A graça é o indulto individual de
rara aplicação. O indulto, como o que beneficiou Delúbio, João Paulo e milhares
de presidiários no ano passado, pressupõe condenação transitada em julgado, em
ato de competência exclusiva do chefe da Nação. Evita a promiscuidade
prolongada de reeducandos recuperáveis com criminosos empedernidos.
O perdão é instituto exclusivo das
ações penais privadas, movidas entre particulares por crimes de calúnia,
difamação e injúria. Nelas, o ofendido pode perdoar o ofensor, judicial e
extrajudicialmente. O perdão judicial, por sua vez, é concedido pelo juiz, por
sentença. Os casos mais típicos são aqueles conferidos pelos magistrados em
casos de crimes de trânsito quando desnecessário punir o réu acusado pela morte
de um familiar querido vitimado em
acidente de veículo por ele causado por
imprudência, negligência ou imperícia.
A confusão terminológica entre
perdão e anistia ocorre desde o caso Watergate, revelado pelos jornalistas Bob Woodward e Carl Bernstein,
do Washington Post, quando, logo após
a renúncia de Richard Nixon, em 9 de agosto de 1974, o presidente Gerald Ford perdoou o
renunciante, livrando-o de ação penal e de condenação.

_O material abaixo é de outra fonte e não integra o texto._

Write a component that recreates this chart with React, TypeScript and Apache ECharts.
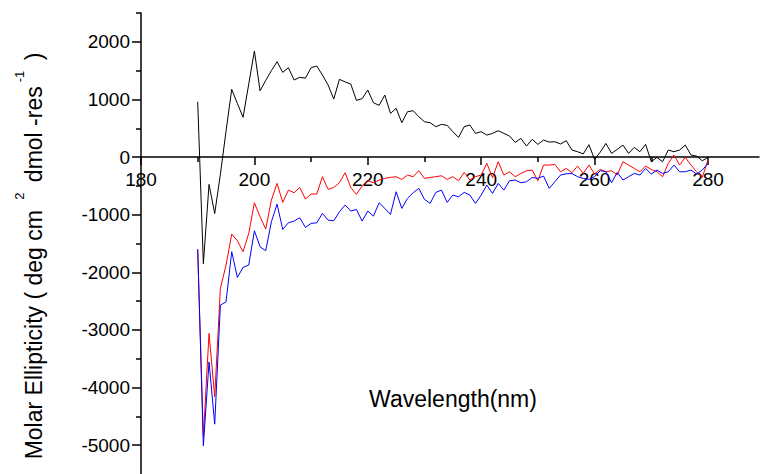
import { useEffect, useRef } from "react";
import * as echarts from "echarts";

// CD spectra sampled every 1 nm from 190 to 280 nm
const wavelengths: number[] = Array.from({ length: 91 }, (_, i) => 190 + i);

const blackTrace = [
  960, -1850, -475, -980, -300, 450, 1175, 930, 690, 1265,
  1840, 1150, 1330, 1500, 1655, 1470, 1550, 1337, 1383, 1370,
  1550, 1580, 1424, 1250, 1007, 1349, 1304, 1267, 984, 1013,
  1163, 943, 897, 1076, 758, 845, 596, 787, 804, 700,
  613, 596, 527, 567, 550, 440, 341, 527, 556, 411,
  440, 382, 411, 457, 411, 365, 255, 324, 191, 307,
  220, 295, 260, 266, 226, 284, 122, 93, 55, 215,
  -40, 85, 237, 64, 133, 208, 64, 168, 93, 220,
  -81, -6, -81, 122, 93, 122, 208, 35, 17, -64,
  -6,
];

const redTrace = [
  -1600, -4850, -3060, -4160, -2280, -1875, -1337, -1452, -1643, -1325,
  -793, -1036, -1250, -747, -457, -787, -573, -619, -527, -729,
  -642, -642, -341, -561, -527, -446, -272, -527, -648, -503,
  -411, -446, -399, -370, -353, -341, -388, -312, -341, -237,
  -370, -353, -341, -324, -388, -341, -411, -266, -399, -341,
  -312, -110, -359, -81, -312, -255, -341, -284, -237, -226,
  -411, -139, -139, -127, -255, -197, -272, -156, -284, -139,
  -295, -214, -255, -237, -312, -81, -139, -197, -255, -156,
  -214, -255, -341, -110, 35, -139, -6, -139, -255, -353,
  -52,
];

const blueTrace = [
  -1603, -5010, -3554, -4635, -2570, -2512, -1643, -2089, -1915, -1875,
  -1279, -1557, -1626, -1123, -816, -1256, -1140, -1111, -1053, -1221,
  -1152, -1140, -978, -1094, -1105, -949, -833, -937, -909, -1111,
  -937, -1024, -793, -891, -995, -602, -891, -718, -619, -544,
  -735, -804, -613, -573, -787, -660, -689, -613, -660, -804,
  -660, -486, -631, -457, -573, -411, -399, -446, -428, -353,
  -370, -330, -544, -428, -312, -290, -284, -341, -370, -388,
  -341, -237, -255, -446, -266, -399, -341, -284, -312, -197,
  -295, -226, -284, -255, -139, -255, -255, -226, -295, -226,
  -110,
];

const xMajorTicks = [180, 200, 220, 240, 260, 280];
const xMinorTicks = [190, 210, 230, 250, 270];
const yMajorTicks = [-5000, -4000, -3000, -2000, -1000, 0, 1000, 2000];
const yMinorTicks = [-4500, -3500, -2500, -1500, -500, 500, 1500, 2500];

const X_MIN = 180;
const X_MAX = 289;
const Y_MIN = -5500;
const Y_MAX = 2500;

const WIDTH = 760;
const HEIGHT = 474;
const GRID_LEFT = 141;
const GRID_TOP = 13;

const FONT = "'Liberation Sans', Arial, Helvetica, sans-serif";

const toPairs = (values: number[]) => values.map((v, i) => [wavelengths[i], v]);

export default function App() {
  const ref = useRef<HTMLDivElement>(null);

  useEffect(() => {
    if (!ref.current) return;
    const chart = echarts.init(ref.current, null, { renderer: "svg" });

    const axisColor = "#000";
    // the wavelength axis sits on the zero line: lift it from the grid bottom
    const plotHeight = HEIGHT - GRID_TOP;
    const zeroY = GRID_TOP + (plotHeight * Y_MAX) / (Y_MAX - Y_MIN);
    const xOffset = -(HEIGHT - zeroY);

    const option: any = {
      animation: false,
      backgroundColor: "#ffffff",
      grid: {
        left: GRID_LEFT,
        right: 1,
        top: GRID_TOP,
        bottom: 0,
        containLabel: false,
        outerBoundsMode: "none",
      },
      xAxis: [
        {
          type: "value",
          min: X_MIN,
          max: X_MAX,
          position: "bottom",
          offset: xOffset,
          axisLine: { show: true, onZero: false, lineStyle: { color: axisColor, width: 1.5 } },
          axisTick: {
            show: true,
            inside: false,
            length: 8,
            customValues: xMajorTicks,
            lineStyle: { color: axisColor, width: 1.5 },
          },
          axisLabel: {
            show: true,
            customValues: xMajorTicks,
            margin: 13,
            fontSize: 19,
            fontFamily: FONT,
            color: "#000",
            formatter: (v: number) => String(v),
          },
          splitLine: { show: false },
        },
        {
          type: "value",
          min: X_MIN,
          max: X_MAX,
          position: "bottom",
          offset: xOffset,
          axisLine: { show: false, onZero: false },
          axisTick: {
            show: true,
            inside: false,
            length: 5,
            customValues: xMinorTicks,
            lineStyle: { color: axisColor, width: 1.5 },
          },
          axisLabel: { show: false },
          splitLine: { show: false },
        },
      ],
      yAxis: [
        {
          type: "value",
          min: Y_MIN,
          max: Y_MAX,
          position: "left",
          axisLine: { show: true, onZero: false, lineStyle: { color: axisColor, width: 1.5 } },
          axisTick: {
            show: true,
            inside: false,
            length: 9,
            customValues: yMajorTicks,
            lineStyle: { color: axisColor, width: 1.5 },
          },
          axisLabel: {
            show: true,
            customValues: yMajorTicks,
            margin: 11,
            fontSize: 19,
            fontFamily: FONT,
            color: "#000",
            formatter: (v: number) => String(v),
          },
          splitLine: { show: false },
        },
        {
          type: "value",
          min: Y_MIN,
          max: Y_MAX,
          position: "left",
          axisLine: { show: false, onZero: false },
          axisTick: {
            show: true,
            inside: false,
            length: 5,
            customValues: yMinorTicks,
            lineStyle: { color: axisColor, width: 1.5 },
          },
          axisLabel: { show: false },
          splitLine: { show: false },
        },
      ],
      series: [
        {
          name: "trace 1",
          type: "line",
          data: toPairs(blackTrace),
          showSymbol: false,
          lineStyle: { color: "#000000", width: 1 },
          z: 3,
        },
        {
          name: "trace 2",
          type: "line",
          data: toPairs(redTrace),
          showSymbol: false,
          lineStyle: { color: "#ff0000", width: 1 },
          z: 3,
        },
        {
          name: "trace 3",
          type: "line",
          data: toPairs(blueTrace),
          showSymbol: false,
          lineStyle: { color: "#0000ff", width: 1 },
          z: 3,
        },
      ],
      graphic: [
        {
          type: "text",
          x: 453,
          y: 399,
          style: {
            text: "Wavelength(nm)",
            fontSize: 23,
            fontFamily: FONT,
            fill: "#000",
            align: "center",
            verticalAlign: "middle",
          },
        },
        {
          type: "text",
          x: 29,
          y: 256,
          rotation: Math.PI / 2,
          style: {
            text: "{m|Molar Ellipticity ( deg cm }{sup|2}{m| dmol -res}{sup|-1}{m| )}",
            fontFamily: FONT,
            fill: "#000",
            align: "center",
            verticalAlign: "middle",
            rich: {
              m: {
                fontSize: 23,
                fontFamily: FONT,
                fill: "#000",
                lineHeight: 33,
                verticalAlign: "bottom",
              },
              sup: {
                fontSize: 13,
                fontFamily: FONT,
                fill: "#000",
                lineHeight: 13,
                verticalAlign: "top",
                padding: [0, 4, 0, 4],
              },
            },
          },
        },
      ],
    };

    chart.setOption(option);
    return () => chart.dispose();
  }, []);

  return (
    <div
      ref={ref}
      style={{ position: "fixed", left: 0, top: 0, width: WIDTH, height: HEIGHT, background: "#fff" }}
    />
  );
}
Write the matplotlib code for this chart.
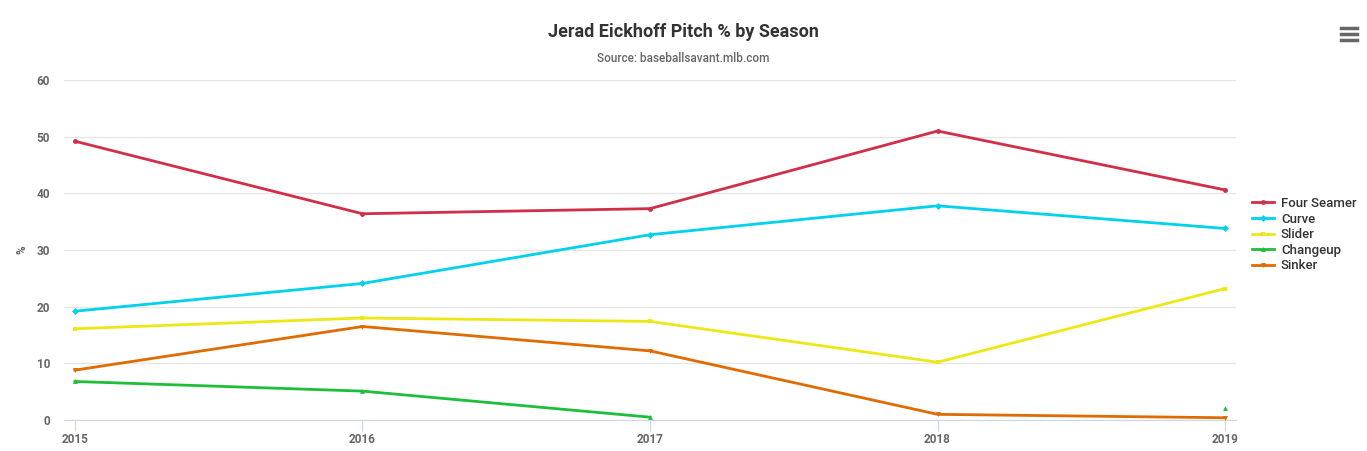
import matplotlib
matplotlib.use("Agg")
import matplotlib.pyplot as plt
import numpy as np

plt.rcParams["font.family"] = ["Roboto", "DejaVu Sans"]

seasons = [2015, 2016, 2017, 2018, 2019]
pitches = ["Four Seamer", "Curve", "Slider", "Changeup", "Sinker"]
four_seamer = [49.2, 36.4, 37.3, 51.0, 40.6]
curve = [19.2, 24.1, 32.7, 37.8, 33.8]
slider = [16.1, 18.0, 17.4, 10.2, 23.2]
changeup = [6.8, 5.1, 0.5, np.nan, 2.2]
sinker = [8.8, 16.5, 12.2, 1.0, 0.4]

colors = ["#d22d49", "#00d1ed", "#eee716", "#1dbe3a", "#e06b00"]
markers = ["o", "D", "s", "^", "v"]
series = [four_seamer, curve, slider, changeup, sinker]

fig = plt.figure(figsize=(13.67, 4.51), dpi=100)
ax = fig.add_axes([0.0468, 0.0687, 0.8574, 0.7539])

for name, vals, col, mk in zip(pitches, series, colors, markers):
    ax.plot(seasons, vals, color=col, lw=2, marker=mk, markersize=3.5,
            markeredgewidth=0, label=name, zorder=3)

ax.set_xlim(2014.962, 2019.038)
ax.set_ylim(0, 60)
ax.set_xticks(seasons)
ax.set_yticks(range(0, 61, 10))
ax.grid(axis="y", color="#e6e6e6", lw=1)
ax.set_axisbelow(True)
for s in ["top", "right", "left"]:
    ax.spines[s].set_visible(False)
ax.spines["bottom"].set_color("#ccd6eb")
ax.tick_params(axis="y", length=0, labelsize=8.5, labelcolor="#666666", pad=10)
ax.tick_params(axis="x", length=8, color="#ccd6eb", labelsize=8.5,
               labelcolor="#666666", pad=1)
for lab in ax.get_xticklabels() + ax.get_yticklabels():
    lab.set_fontweight("bold")
ax.set_ylabel("%", fontsize=8.5, color="#666666", fontweight="bold", labelpad=6)

fig.text(0.5, 0.93, "Jerad Eickhoff Pitch % by Season", ha="center",
         va="center", fontsize=13, color="#333333", fontweight="bold")
fig.text(0.5, 0.87, "Source: baseballsavant.mlb.com", ha="center",
         va="center", fontsize=8.5, color="#666666", fontweight="medium")

leg = ax.legend(loc="center left", bbox_to_anchor=(1.009, 0.545), frameon=False,
                fontsize=9.5, handlelength=1.7, handletextpad=0.5,
                labelspacing=0.2, borderaxespad=0)
for t in leg.get_texts():
    t.set_color("#333333")
    t.set_fontweight("medium")

# menu icon
for yy in [0.937, 0.924, 0.911]:
    fig.add_artist(plt.Line2D([0.981, 0.993], [yy, yy], color="#666666",
                              lw=2.5, transform=fig.transFigure))

fig.savefig("out.png", dpi=100)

A legislação brasileira não admite
o perdão nos moldes ianques. Sua essência, todavia, corresponde à anistia
assinada pelo presidente Figueiredo, no apagar das luzes dos governos
militares.
Delúbio Soares e João Paulo Cunha
não foram perdoados pelo Supremo Tribunal Federal. Ao contrário, foram
dispensados, mais cedo, do cumprimento do restante de suas penas em regime
aberto, podendo, assim, voltar mais cedo para casa. Ambos perderam a
primariedade, a virgindade penal. Durante 5 anos, a partir do trânsito em julgado de seus
processos, deverão apresentar conduta social irrepreensível. Caso voltem a
delinquir serão considerados reincidentes, com possibilidade de terem aumentadas
suas virtuais penas. Seus antecedentes criminais, dos quais não escaparam,
pesarão, como cicatrizes, em seu desfavor, como circunstâncias agravantes.
Ao contrário do que se possa
pensar, a Justiça brasileira não é leniente. Até o final dos cinco anos, os
efeitos da condenação pesarão sobre ambas cabeças como a espada de Dâmocles.
*Carlos Alberto Marchi de Queiroz
é professor de Direito e membro da Academia Campinense de Letras.